Dear Members and Friends,

No place on earth better reflects “East Meets West” than Hawaii. The very history of Hawaii, its demographics, and location have allowed distinctive cultures to come together in collaboration, making Hawaii a natural venue for partnership. In lieu of that, the United States Government and the Government of Japan are coming together on a missile defense partnership this week. This inaugural event involves a Japanese- built separable nosecone on a United States defensive missile being launched from the USS Lake Erie CG-70 Aegis Cruiser at a simulated target. This collaboration marks a significant international strategic policy direction towards defeating and nullifying threats from nations like North Korea.

Sea-based missile defense offers an effective and unique protection due to its mobility, responsiveness and agile capabilities. For example, three Aegis outfitted missile defense ships can protect the entire country of Japan from a ballistic missile attack. One of these ships can protect the state of Hawaii. These two examples of deployment will be implemented in the very new future, which gives both of our countries and their people real protection and real deterrence against the global and universal threat.

We at MDAA honored this partnership at an evening event in Honolulu featuring our government’s represenative responsible for Navy sea-based defense, Real Admiral Brad Hicks. Among the attendees at this event included an adjunct general of Hawaii, the Japanese Chamber of Commerce, the Honolulu Chamber of Commerce, Captain Joseph J. Horn, Jr., of the USS Lake Erie and other influential leaders throughout Hawaii.

During this past week MDAA also had the opportunity to meet with key organizations that have unique and valuable ties to the east and specifically Japan such as the Asia Pacific Center for Security Studies and the East West Center located at the University of Hawaii.
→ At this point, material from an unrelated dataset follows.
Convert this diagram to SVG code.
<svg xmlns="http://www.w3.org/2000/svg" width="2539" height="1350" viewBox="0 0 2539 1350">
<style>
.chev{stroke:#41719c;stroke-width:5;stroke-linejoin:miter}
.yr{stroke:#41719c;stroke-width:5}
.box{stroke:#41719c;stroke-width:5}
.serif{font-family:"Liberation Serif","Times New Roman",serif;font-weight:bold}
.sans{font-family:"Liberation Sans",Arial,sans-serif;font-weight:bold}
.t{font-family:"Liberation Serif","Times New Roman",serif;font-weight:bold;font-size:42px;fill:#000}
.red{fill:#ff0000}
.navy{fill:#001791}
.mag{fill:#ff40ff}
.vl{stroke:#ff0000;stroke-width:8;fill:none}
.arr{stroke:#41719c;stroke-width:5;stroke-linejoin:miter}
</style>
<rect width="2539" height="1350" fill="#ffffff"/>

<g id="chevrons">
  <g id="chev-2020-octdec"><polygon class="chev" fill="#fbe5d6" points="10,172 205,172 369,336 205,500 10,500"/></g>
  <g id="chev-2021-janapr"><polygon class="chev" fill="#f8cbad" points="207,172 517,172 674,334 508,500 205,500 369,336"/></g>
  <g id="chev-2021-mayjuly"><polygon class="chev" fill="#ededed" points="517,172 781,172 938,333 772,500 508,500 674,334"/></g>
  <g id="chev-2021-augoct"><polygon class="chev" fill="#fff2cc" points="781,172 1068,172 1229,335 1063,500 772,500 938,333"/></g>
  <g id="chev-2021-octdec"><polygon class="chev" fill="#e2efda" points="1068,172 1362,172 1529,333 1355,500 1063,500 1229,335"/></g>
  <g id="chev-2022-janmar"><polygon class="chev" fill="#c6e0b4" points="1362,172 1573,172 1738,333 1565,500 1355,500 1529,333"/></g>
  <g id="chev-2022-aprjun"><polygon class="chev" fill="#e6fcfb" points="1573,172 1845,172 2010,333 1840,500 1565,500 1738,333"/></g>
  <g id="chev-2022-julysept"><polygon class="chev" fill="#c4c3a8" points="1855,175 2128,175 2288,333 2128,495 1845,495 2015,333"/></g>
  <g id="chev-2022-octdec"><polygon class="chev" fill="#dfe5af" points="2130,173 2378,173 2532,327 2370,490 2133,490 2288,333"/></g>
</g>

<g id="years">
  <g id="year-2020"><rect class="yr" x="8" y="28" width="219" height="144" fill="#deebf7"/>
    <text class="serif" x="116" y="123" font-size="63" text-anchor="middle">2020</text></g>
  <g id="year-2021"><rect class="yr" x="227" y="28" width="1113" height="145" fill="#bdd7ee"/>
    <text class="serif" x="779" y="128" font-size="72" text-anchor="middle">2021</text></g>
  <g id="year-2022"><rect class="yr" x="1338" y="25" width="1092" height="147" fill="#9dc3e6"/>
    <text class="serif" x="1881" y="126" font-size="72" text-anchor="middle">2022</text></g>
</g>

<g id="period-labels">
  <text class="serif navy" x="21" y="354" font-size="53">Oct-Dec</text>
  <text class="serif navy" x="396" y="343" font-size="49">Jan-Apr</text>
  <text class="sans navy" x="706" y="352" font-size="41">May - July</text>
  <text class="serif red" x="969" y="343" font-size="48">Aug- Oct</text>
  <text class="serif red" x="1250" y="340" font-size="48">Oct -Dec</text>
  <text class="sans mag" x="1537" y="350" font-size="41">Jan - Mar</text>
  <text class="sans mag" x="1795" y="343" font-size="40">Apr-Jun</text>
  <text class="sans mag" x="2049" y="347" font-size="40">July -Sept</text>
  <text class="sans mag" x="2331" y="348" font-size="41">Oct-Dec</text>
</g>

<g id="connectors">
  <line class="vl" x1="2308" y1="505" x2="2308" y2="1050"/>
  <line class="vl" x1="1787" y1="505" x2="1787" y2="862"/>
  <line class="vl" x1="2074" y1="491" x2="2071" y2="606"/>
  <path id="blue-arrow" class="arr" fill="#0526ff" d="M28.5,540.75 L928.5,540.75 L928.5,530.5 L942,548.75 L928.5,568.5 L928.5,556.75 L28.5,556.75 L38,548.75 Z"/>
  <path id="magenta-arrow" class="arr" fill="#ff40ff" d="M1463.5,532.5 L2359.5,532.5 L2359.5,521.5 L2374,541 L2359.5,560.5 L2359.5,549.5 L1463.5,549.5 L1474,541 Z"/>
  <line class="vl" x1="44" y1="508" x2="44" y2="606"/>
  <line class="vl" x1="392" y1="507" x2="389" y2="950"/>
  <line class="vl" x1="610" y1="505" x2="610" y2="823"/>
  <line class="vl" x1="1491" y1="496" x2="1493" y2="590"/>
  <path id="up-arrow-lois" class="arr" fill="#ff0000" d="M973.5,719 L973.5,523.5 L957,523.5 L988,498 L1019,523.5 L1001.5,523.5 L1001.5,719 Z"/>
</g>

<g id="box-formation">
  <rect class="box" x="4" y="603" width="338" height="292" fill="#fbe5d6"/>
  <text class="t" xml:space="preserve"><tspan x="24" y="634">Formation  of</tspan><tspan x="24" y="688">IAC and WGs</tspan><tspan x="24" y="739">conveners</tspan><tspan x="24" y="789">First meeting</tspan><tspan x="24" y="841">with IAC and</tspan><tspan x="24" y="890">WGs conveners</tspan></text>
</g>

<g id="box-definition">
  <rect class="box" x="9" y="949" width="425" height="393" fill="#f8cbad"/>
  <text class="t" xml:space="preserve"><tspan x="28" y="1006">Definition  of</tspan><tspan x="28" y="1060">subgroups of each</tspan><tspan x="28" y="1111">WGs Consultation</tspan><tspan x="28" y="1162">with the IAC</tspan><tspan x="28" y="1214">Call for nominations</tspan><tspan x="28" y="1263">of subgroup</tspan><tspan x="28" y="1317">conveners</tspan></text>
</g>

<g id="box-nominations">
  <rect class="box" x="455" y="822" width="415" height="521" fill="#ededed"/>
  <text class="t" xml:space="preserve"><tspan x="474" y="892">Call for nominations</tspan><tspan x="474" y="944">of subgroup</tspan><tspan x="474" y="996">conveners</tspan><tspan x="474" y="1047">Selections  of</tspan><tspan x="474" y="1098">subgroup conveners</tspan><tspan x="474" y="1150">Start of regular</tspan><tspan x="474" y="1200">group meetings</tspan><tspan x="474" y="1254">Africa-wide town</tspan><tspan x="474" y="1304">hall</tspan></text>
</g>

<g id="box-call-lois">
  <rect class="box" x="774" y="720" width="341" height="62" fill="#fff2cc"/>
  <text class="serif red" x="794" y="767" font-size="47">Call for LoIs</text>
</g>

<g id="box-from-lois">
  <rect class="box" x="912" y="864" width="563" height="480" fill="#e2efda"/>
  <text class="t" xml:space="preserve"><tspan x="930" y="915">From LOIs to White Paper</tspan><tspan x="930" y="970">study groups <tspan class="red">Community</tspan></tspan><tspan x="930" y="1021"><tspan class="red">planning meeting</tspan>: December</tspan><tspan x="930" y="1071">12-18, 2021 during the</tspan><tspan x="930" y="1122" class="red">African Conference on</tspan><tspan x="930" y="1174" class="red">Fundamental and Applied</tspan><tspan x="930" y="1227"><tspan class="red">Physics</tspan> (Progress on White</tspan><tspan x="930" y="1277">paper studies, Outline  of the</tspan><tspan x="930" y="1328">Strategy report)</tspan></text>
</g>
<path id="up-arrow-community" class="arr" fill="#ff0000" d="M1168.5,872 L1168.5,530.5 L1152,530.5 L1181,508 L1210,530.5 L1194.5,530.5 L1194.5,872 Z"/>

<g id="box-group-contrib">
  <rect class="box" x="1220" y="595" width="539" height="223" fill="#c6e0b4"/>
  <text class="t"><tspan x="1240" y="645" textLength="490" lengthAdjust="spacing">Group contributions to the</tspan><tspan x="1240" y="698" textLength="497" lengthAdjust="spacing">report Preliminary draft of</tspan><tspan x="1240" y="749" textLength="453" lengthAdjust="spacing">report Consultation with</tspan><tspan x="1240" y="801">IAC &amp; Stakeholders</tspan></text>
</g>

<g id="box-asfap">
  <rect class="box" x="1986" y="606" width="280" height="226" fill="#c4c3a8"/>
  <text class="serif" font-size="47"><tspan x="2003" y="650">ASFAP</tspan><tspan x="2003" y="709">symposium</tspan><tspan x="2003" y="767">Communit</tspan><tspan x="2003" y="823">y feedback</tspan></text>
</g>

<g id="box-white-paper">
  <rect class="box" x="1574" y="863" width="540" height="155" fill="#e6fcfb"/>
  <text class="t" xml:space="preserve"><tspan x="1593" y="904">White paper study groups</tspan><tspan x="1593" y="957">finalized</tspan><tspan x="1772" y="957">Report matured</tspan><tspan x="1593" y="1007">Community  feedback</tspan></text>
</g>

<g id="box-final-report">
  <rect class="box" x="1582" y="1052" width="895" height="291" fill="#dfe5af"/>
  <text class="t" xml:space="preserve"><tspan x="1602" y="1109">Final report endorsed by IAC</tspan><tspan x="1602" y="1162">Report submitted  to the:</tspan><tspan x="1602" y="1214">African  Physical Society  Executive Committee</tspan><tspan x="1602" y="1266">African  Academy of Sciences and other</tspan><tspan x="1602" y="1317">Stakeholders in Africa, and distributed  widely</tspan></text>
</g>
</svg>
In addition, MDAA had a briefing for the Honolulu Council of the Navy League. All of these events furthered our relationship and partnership with both our cultures and communities which resulted in education and awareness of this critical issue.

It must be clearly noted that the country of Japan stands as one of the most committed nations in the world besides the United States in fielding, deploying and championing missile defense systems.

Having a North Korean ballistic missile fly across Japanese territory without warning or protection has made Japan’s commitment real and necessary.

Will we as a country need to wait until a ballistic missile flies over our territory for our government to have the urgency and national priority to have an effective, deployed and robust system to defend against all missiles from anywhere all the time?